Whether you’re conservative or liberal, Republican, Democrat, or Libertarian, there’s one thing upon which most people will agree: our federal government is broken. The American economy crashed in 2008, and though the experts say that the Great Recession has officially passed, most people would beg to differ. The sad truth is that most Americans were hurt in the collapse; they either lost wealth or income or both. Now, two long years later, far too many people are still struggling and waiting for a dysfunctional government to implement effective solutions.
The National Bureau of Economic Research (NBER) reported on Monday that the most severe recession since the Great Depression had ended in June of last year. The NBER made their determination based on several economic indicators, including total output and industrial production. The facts, according to the Economic Cycle Research Institute (ECRI), are that we’ve now regained 69% of the GDP and 38% of sales. The problem is that only 9% of private sector jobs have returned.
As of the end of August, national unemployment was still stuck at 9.6% and the broader U-6 rate, which includes the underemployed, was at 16.7%. So, it doesn’t take a psychologist to understand that with nearly 15 million unemployed Americans, people are justifiably angry with a government that was able to restore the banks, but seems unfazed itself and unable to help the average citizen.
With the 2010 midterm elections now only six weeks away, this sense of anger toward what’s perceived as an ineffective and self-serving federal government is what’s feeding public opinion. Wall Street brought down the economy, but they’re doing fine. Washington set the stage for the collapse, sat idly while it occurred and has not yet brought back the wealth or employment that was taken from the middle and working classes. Is the federal government culpable? Absolutely — but Americans would be well served to recall the depths of the pit from which we’re trying to crawl.
Although the recession that “ended” last June officially started in December of 2007, by the end of July 2008, unemployment was at a comparatively low 5.7%, with total job loss for the year of 463,000. Then in September, Lehman Brothers filed for bankruptcy and the freefall began. By October all lending had stopped; the GDP was down 6%; job loss totaled 1.7 million, global trade collapsed, and net household worth had dropped by $5 trillion.
President Bush signed the $700 billion Troubled Assets Relief Program (TARP) into law in October, and although it did feed the thieves behind the housing crash, it could very well have prevented the 25% unemployment levels that hit in the 1930s. But TARP or not, when President Obama took office, the economy was hemorrhaging nearly 600,000 jobs per month, and total job loss for 2008 had been recalculated at 3 million.
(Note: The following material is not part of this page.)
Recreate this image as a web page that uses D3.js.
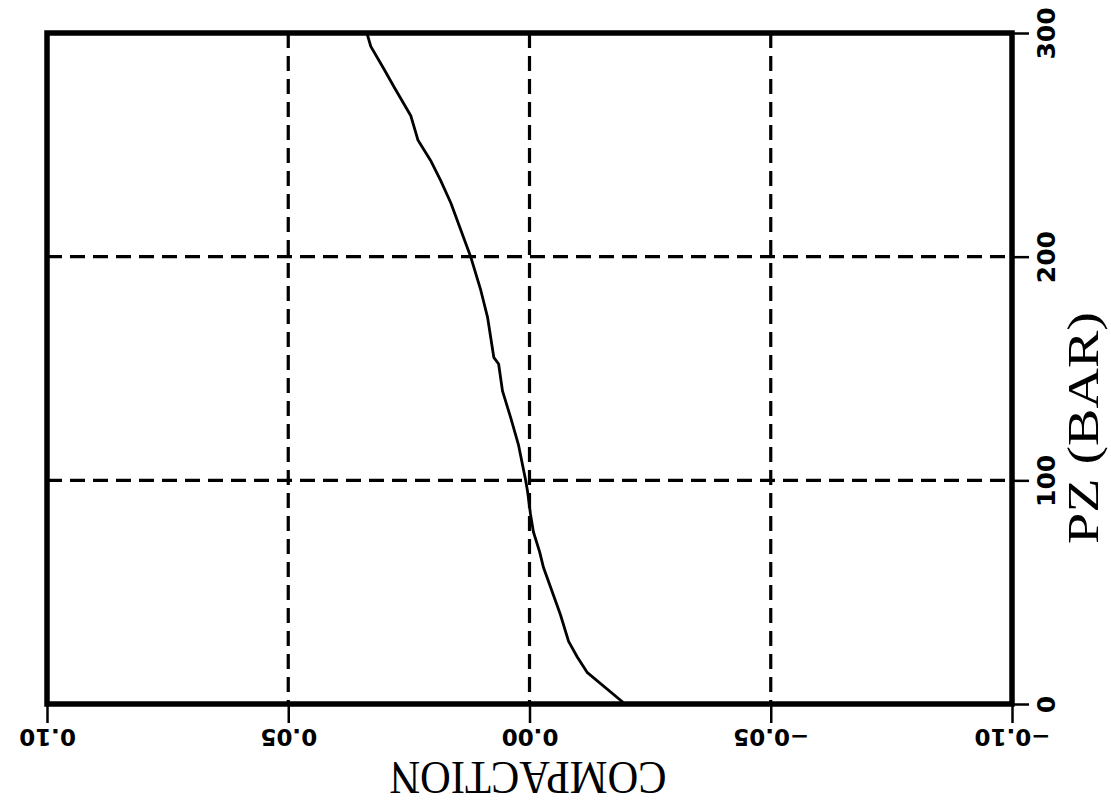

The new administration was desperate to enact measures to prevent further economic decay, but with interest rates nearly at zero percent, monetary policy had already been exhausted. So, in response, President Obama championed the only course of action still available to the federal government — a stimulus.
It was one month into the new Democratic administration, the economy was in dire straits, and the number of jobs lost each month was still increasing. The federal government needed to act, so a stimulus spending plan was quickly formed, and the American Recovery and Reinvestment Act (ARRA) was passed by Congress and signed into law on February 16. Sadly, a sign of things to come, the legislation was passed without a single Republican vote in the House and only three in the Senate. The most partisan period in contemporary politics had begun.